Do this
Copy everything from the line with "Give me the Bokeh source for this chart." down to the line with "ticks_a_y = [-3, -2, -1, 0, 1, 2, 3]", inclusive of both, exactly as written; leave out all pictures.

Dataset excerpts
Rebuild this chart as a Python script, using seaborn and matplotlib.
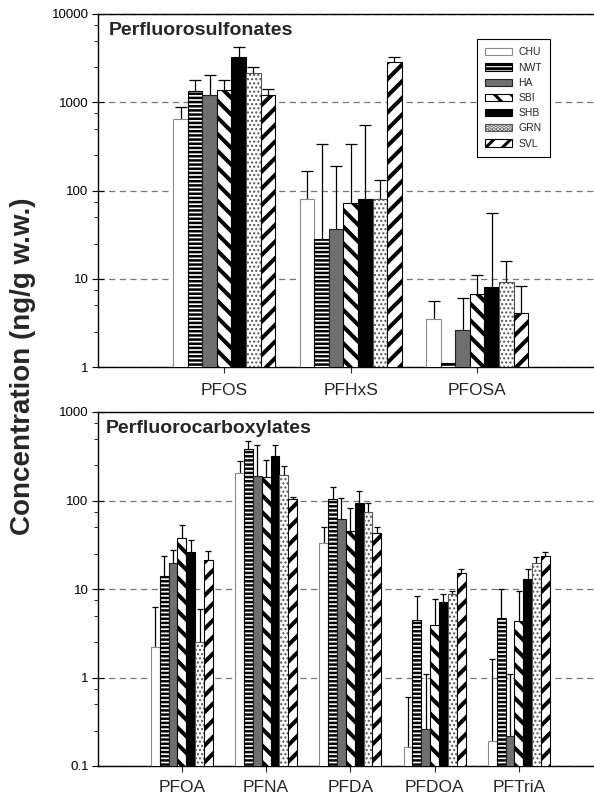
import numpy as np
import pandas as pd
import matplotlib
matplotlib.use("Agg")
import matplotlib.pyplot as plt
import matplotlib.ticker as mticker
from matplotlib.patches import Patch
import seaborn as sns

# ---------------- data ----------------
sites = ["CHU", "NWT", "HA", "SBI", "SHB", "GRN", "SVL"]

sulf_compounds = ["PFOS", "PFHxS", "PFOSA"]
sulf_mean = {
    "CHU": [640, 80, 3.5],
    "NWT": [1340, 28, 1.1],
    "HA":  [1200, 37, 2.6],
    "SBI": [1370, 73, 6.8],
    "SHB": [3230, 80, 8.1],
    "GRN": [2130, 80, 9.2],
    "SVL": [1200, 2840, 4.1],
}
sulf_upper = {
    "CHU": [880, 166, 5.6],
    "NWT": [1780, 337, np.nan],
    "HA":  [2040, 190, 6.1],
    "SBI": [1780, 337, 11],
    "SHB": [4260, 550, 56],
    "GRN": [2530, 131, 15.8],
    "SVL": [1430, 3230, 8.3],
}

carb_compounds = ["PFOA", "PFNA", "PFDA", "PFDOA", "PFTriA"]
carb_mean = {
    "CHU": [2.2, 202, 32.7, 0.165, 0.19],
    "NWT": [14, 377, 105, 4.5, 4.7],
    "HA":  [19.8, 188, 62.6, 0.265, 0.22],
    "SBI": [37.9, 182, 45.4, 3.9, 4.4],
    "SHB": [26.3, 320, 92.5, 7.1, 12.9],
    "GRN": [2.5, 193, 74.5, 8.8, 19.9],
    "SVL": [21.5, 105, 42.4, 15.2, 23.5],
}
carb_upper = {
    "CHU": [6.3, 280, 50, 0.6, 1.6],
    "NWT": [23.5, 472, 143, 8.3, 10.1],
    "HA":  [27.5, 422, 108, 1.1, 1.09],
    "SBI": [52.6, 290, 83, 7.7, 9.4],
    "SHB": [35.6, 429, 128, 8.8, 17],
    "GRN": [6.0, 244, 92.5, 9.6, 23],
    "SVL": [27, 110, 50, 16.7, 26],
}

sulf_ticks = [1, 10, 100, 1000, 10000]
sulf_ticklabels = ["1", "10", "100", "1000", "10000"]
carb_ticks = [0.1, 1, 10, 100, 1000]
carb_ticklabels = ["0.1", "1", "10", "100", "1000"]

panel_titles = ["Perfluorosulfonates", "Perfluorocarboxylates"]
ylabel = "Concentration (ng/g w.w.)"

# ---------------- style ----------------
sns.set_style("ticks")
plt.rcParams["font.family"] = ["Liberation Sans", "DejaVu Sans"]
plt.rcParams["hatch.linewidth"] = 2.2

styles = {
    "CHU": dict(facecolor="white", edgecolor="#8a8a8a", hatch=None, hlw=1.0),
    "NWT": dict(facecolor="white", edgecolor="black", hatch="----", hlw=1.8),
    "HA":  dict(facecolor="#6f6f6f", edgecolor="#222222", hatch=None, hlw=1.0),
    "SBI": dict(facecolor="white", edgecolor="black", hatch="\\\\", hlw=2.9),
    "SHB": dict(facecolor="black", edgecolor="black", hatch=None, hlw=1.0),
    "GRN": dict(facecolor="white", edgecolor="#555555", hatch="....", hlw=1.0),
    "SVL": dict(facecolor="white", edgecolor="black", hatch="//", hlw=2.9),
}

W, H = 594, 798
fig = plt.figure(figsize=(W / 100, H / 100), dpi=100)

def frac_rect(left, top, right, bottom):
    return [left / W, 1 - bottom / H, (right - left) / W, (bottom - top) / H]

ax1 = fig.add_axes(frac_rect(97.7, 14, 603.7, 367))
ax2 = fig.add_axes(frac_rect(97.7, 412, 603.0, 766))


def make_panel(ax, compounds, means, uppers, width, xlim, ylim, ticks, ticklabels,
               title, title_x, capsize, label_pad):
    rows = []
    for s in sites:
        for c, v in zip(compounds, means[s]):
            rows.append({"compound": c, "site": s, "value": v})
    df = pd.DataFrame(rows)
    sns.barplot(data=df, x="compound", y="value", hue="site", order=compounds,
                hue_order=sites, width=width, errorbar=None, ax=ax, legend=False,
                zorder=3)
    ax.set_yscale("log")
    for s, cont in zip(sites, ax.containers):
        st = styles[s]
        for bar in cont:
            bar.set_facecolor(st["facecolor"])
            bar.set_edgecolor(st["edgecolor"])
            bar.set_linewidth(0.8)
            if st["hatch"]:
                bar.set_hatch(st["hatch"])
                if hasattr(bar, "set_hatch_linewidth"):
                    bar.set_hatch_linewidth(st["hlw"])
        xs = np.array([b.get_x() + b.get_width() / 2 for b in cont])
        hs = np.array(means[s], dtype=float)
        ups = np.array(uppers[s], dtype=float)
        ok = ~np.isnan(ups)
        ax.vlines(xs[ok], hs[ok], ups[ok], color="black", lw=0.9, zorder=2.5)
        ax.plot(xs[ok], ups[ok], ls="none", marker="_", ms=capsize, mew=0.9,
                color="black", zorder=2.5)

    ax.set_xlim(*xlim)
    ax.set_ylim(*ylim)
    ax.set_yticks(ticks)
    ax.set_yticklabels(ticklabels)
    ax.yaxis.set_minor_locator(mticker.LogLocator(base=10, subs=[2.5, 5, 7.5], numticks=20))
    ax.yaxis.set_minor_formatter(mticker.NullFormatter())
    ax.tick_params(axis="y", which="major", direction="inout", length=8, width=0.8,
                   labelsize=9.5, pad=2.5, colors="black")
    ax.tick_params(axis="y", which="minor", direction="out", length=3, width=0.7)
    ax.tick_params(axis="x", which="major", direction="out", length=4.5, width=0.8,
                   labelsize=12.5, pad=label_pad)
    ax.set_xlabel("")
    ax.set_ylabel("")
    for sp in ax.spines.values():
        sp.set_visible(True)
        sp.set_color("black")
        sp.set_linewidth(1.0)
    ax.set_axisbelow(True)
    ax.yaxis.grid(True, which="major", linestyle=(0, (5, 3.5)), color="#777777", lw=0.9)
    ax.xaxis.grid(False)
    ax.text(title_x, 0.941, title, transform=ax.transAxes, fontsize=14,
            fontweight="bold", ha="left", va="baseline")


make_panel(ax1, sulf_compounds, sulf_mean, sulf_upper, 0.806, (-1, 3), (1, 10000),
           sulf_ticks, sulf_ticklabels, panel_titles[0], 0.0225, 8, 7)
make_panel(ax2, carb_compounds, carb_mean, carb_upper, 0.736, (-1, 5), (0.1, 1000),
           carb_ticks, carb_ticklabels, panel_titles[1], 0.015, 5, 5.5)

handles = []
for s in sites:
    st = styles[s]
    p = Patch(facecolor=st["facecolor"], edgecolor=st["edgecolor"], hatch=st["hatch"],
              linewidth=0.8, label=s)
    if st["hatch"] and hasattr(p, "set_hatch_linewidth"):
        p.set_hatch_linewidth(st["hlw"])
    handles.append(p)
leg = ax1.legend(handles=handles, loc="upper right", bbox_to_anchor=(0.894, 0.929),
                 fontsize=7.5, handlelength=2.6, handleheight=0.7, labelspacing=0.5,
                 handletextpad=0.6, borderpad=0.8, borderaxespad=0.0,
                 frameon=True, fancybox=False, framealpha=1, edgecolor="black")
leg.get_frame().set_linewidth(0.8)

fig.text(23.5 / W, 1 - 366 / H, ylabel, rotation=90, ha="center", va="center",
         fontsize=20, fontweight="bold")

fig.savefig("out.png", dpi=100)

==

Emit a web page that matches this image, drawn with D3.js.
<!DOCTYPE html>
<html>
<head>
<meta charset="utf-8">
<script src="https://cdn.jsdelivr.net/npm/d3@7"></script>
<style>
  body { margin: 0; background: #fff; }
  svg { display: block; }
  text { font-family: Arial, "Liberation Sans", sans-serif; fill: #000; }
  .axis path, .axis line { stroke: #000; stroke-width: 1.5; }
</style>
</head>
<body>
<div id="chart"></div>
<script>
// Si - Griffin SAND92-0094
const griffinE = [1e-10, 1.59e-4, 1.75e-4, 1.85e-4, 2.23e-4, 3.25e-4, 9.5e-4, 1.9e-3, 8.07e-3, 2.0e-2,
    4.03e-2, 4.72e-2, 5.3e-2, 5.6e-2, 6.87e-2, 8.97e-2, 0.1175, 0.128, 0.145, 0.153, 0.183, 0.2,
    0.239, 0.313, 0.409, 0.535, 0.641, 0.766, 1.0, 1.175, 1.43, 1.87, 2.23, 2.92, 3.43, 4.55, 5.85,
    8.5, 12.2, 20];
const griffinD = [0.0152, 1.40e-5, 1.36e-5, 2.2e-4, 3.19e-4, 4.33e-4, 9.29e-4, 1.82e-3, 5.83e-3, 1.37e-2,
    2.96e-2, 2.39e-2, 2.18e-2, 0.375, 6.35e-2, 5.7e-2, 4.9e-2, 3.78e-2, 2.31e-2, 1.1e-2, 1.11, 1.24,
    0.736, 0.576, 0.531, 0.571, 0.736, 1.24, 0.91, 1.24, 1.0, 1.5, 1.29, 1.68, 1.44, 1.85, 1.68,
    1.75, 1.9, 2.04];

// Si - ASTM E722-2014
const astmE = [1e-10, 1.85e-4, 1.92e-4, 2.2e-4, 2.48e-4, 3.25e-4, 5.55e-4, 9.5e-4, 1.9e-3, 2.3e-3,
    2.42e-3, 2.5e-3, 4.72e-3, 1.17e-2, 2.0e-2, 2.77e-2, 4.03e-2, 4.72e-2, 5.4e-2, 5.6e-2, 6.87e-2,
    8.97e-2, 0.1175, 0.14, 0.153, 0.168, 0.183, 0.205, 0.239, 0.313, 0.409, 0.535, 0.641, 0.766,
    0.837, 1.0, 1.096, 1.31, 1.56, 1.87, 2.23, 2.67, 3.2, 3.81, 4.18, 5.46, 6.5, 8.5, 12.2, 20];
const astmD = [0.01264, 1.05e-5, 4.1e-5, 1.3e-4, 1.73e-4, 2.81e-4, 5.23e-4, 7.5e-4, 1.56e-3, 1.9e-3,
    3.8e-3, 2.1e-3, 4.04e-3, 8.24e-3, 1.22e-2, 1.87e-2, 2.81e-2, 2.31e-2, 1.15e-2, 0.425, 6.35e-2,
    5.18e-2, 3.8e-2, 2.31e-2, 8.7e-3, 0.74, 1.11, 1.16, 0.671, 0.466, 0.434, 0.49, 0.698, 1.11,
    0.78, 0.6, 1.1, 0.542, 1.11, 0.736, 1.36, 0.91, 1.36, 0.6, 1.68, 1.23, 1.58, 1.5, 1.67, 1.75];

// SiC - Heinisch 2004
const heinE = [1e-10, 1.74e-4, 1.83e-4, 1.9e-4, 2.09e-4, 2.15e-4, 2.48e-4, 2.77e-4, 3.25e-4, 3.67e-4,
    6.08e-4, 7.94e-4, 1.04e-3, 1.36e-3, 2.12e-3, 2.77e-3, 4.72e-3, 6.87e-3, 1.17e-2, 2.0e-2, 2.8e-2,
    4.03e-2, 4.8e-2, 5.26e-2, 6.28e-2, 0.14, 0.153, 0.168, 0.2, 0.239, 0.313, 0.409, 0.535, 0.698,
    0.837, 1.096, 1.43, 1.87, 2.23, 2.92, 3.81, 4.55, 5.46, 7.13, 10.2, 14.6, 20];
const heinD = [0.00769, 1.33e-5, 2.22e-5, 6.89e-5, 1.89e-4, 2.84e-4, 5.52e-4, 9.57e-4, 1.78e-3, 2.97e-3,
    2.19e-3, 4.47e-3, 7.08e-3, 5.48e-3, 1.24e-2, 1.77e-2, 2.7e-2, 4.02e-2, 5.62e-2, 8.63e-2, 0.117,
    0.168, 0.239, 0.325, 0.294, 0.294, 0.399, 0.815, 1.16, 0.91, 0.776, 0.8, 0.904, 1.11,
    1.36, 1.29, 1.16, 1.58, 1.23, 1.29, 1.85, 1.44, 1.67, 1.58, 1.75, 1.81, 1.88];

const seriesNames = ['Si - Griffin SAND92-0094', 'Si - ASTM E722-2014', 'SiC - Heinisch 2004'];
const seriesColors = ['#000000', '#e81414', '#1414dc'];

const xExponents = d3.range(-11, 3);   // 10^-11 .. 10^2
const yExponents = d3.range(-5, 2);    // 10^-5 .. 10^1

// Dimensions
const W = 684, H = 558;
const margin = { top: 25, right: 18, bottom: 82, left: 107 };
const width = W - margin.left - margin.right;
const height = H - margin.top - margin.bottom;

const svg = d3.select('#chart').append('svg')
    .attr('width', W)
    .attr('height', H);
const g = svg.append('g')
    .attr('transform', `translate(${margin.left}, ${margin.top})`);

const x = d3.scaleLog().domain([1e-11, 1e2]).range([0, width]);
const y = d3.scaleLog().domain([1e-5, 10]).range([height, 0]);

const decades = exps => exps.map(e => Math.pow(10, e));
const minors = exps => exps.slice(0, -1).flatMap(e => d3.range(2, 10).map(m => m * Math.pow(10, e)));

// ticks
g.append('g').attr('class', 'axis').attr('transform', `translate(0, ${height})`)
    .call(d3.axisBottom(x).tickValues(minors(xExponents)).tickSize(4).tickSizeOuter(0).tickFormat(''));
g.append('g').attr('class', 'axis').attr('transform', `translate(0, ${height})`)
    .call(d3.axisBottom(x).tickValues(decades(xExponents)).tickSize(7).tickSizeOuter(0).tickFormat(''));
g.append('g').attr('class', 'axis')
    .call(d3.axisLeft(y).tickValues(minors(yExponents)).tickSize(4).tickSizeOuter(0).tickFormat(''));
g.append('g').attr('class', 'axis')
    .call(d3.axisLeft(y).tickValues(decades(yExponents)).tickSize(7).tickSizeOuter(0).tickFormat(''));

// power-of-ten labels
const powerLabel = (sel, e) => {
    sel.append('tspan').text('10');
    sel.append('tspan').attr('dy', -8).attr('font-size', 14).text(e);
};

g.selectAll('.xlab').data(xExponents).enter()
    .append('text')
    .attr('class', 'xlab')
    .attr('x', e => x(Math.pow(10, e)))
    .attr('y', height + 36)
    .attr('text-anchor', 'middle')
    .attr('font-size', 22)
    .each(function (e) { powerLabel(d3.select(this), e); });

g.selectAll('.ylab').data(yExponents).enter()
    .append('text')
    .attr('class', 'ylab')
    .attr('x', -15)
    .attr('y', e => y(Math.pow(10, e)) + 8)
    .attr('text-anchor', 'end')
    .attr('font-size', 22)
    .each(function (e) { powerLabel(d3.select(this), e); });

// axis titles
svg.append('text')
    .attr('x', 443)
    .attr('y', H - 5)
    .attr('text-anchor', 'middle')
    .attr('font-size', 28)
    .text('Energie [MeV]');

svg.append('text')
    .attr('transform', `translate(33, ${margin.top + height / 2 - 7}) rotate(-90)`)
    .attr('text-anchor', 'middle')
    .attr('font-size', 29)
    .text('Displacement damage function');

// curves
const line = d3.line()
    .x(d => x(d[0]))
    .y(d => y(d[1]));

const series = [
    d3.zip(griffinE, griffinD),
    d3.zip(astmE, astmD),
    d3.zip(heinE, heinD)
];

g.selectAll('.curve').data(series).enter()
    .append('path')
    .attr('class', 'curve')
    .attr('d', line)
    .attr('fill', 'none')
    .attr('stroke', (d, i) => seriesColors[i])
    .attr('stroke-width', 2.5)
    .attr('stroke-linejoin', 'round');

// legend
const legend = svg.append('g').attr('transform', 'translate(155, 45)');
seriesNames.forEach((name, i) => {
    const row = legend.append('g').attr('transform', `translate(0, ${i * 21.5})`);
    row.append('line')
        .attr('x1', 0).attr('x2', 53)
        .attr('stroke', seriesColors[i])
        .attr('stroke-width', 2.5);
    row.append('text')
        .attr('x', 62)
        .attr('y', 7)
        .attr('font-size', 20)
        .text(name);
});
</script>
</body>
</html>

--

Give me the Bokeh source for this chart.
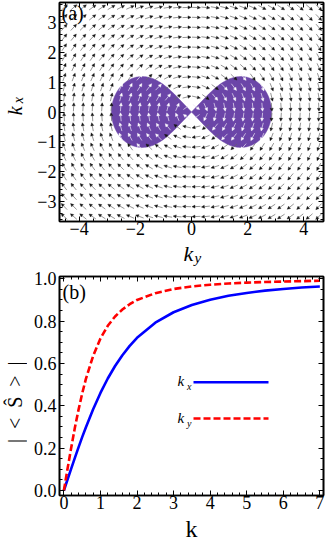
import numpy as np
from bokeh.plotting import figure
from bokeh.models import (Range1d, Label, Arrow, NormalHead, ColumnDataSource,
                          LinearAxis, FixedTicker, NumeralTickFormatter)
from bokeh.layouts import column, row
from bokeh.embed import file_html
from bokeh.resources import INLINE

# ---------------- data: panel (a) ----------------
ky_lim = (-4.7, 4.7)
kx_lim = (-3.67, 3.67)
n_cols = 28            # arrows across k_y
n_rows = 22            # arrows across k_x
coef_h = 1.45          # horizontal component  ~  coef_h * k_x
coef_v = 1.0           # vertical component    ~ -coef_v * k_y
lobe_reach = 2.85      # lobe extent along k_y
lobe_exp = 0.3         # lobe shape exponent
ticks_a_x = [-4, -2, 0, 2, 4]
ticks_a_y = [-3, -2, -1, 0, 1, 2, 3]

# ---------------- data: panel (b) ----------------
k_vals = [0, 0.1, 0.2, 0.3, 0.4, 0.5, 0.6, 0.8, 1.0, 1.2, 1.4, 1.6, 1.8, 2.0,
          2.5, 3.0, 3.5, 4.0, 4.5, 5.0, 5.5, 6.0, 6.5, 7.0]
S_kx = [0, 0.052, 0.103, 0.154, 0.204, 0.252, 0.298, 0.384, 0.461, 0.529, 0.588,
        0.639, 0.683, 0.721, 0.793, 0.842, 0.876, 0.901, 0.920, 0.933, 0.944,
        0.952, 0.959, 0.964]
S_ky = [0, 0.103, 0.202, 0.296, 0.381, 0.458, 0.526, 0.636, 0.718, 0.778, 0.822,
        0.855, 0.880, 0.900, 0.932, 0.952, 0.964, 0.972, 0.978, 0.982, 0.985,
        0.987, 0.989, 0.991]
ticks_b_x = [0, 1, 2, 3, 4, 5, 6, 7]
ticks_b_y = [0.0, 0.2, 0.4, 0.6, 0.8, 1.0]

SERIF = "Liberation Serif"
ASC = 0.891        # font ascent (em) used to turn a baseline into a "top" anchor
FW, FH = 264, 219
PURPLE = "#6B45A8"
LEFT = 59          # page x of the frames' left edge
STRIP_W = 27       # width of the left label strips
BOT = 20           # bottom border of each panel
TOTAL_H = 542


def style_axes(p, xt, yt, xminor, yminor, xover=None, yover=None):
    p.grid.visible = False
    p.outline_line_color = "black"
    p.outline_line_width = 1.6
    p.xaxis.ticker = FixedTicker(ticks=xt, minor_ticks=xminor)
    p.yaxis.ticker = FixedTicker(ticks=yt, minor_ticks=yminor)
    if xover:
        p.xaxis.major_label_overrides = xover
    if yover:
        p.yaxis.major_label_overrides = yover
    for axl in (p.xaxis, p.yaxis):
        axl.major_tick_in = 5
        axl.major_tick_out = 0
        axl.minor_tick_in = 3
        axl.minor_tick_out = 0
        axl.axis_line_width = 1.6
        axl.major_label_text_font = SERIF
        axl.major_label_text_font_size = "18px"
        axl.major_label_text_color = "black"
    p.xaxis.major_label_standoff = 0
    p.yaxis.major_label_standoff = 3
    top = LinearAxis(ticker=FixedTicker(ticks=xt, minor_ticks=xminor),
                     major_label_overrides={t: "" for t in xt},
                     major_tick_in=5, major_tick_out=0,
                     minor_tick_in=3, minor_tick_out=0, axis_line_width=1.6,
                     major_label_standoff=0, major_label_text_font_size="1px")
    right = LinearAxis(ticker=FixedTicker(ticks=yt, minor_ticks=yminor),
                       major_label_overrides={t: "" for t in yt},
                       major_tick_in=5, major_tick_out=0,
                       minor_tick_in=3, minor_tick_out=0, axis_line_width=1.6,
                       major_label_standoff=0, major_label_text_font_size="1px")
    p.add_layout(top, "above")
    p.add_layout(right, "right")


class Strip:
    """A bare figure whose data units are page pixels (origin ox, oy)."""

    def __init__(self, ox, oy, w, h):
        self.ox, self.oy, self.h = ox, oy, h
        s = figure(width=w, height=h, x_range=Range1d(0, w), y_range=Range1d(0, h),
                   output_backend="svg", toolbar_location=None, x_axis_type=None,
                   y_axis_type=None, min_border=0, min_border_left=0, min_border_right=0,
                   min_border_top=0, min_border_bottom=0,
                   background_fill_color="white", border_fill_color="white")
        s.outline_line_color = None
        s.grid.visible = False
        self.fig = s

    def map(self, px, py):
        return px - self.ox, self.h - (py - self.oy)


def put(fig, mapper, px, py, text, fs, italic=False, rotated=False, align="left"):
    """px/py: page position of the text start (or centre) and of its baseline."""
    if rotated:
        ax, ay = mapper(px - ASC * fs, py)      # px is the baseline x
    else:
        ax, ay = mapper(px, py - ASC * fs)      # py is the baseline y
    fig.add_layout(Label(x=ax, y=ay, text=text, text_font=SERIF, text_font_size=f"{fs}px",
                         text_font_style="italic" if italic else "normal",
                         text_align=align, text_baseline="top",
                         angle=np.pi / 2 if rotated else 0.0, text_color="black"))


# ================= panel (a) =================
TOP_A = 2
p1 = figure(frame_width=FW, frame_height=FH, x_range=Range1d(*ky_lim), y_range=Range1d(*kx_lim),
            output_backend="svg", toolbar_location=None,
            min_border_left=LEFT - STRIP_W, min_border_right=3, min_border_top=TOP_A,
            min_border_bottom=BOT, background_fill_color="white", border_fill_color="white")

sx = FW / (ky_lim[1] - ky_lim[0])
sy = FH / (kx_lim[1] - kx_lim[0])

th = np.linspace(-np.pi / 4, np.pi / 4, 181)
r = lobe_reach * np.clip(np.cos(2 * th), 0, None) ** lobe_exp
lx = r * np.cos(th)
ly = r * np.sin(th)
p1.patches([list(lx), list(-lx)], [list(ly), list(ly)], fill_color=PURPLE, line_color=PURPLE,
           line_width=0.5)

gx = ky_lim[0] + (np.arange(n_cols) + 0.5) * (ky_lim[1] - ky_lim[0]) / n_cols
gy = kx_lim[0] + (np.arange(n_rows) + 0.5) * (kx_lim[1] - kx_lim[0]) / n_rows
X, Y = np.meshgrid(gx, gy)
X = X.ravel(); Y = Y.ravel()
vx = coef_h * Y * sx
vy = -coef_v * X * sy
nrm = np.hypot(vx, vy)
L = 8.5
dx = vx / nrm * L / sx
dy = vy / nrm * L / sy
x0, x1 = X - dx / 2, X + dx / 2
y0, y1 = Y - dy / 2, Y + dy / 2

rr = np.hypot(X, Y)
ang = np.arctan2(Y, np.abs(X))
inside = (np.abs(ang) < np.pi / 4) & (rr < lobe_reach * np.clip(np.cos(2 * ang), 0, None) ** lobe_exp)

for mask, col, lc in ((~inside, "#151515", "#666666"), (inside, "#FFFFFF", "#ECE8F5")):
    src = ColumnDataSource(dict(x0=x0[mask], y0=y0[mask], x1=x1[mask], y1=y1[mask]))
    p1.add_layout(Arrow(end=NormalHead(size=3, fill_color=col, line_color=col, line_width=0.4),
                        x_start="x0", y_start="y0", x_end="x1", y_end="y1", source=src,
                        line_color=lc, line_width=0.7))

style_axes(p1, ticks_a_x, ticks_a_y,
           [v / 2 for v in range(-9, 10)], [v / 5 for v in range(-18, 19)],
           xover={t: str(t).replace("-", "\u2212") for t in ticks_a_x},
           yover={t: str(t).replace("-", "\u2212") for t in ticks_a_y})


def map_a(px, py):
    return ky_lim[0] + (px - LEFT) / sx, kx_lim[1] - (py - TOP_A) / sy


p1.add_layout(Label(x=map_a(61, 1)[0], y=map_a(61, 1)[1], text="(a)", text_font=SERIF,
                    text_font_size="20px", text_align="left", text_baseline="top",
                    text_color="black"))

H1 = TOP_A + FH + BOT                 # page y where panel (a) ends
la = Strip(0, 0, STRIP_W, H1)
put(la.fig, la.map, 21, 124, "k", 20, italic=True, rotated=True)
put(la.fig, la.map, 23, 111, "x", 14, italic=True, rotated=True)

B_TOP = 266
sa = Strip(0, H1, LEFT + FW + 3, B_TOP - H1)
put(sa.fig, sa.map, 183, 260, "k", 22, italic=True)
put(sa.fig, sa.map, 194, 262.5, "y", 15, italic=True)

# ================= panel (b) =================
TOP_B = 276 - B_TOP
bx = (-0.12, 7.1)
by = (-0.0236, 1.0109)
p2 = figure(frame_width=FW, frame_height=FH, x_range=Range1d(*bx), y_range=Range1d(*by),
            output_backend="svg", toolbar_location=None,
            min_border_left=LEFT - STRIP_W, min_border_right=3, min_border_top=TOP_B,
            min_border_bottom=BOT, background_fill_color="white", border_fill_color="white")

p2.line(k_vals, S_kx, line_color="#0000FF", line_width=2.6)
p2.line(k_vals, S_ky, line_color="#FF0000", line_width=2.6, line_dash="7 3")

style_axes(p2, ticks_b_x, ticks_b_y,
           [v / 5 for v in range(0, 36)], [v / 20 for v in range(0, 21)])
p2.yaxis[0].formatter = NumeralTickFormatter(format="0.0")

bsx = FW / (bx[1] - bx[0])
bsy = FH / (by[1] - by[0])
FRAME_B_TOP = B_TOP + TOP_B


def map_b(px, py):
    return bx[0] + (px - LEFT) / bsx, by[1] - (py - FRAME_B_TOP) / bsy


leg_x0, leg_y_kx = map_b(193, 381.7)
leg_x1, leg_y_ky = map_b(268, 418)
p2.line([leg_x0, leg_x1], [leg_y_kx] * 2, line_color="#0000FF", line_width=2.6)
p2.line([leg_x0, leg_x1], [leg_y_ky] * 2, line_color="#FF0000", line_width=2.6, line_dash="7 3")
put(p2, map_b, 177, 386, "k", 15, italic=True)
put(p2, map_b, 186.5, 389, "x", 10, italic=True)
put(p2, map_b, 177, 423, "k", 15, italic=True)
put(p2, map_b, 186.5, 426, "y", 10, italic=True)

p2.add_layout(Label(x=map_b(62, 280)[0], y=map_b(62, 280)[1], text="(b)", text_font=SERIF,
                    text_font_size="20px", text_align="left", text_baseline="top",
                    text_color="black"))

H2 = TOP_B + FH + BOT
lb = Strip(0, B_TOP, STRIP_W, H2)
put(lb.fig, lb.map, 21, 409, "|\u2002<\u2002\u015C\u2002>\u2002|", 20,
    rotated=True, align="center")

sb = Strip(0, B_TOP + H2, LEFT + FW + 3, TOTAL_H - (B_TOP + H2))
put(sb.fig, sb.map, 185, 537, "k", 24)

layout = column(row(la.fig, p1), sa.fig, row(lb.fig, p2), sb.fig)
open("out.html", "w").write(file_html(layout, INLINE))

Worked solution
Give me the Bokeh source for this chart.
import numpy as np
from bokeh.plotting import figure
from bokeh.models import (Range1d, Label, Arrow, NormalHead, ColumnDataSource,
                          LinearAxis, FixedTicker, NumeralTickFormatter)
from bokeh.layouts import column, row
from bokeh.embed import file_html
from bokeh.resources import INLINE

# ---------------- data: panel (a) ----------------
ky_lim = (-4.7, 4.7)
kx_lim = (-3.67, 3.67)
n_cols = 28            # arrows across k_y
n_rows = 22            # arrows across k_x
coef_h = 1.45          # horizontal component  ~  coef_h * k_x
coef_v = 1.0           # vertical component    ~ -coef_v * k_y
lobe_reach = 2.85      # lobe extent along k_y
lobe_exp = 0.3         # lobe shape exponent
ticks_a_x = [-4, -2, 0, 2, 4]
ticks_a_y = [-3, -2, -1, 0, 1, 2, 3]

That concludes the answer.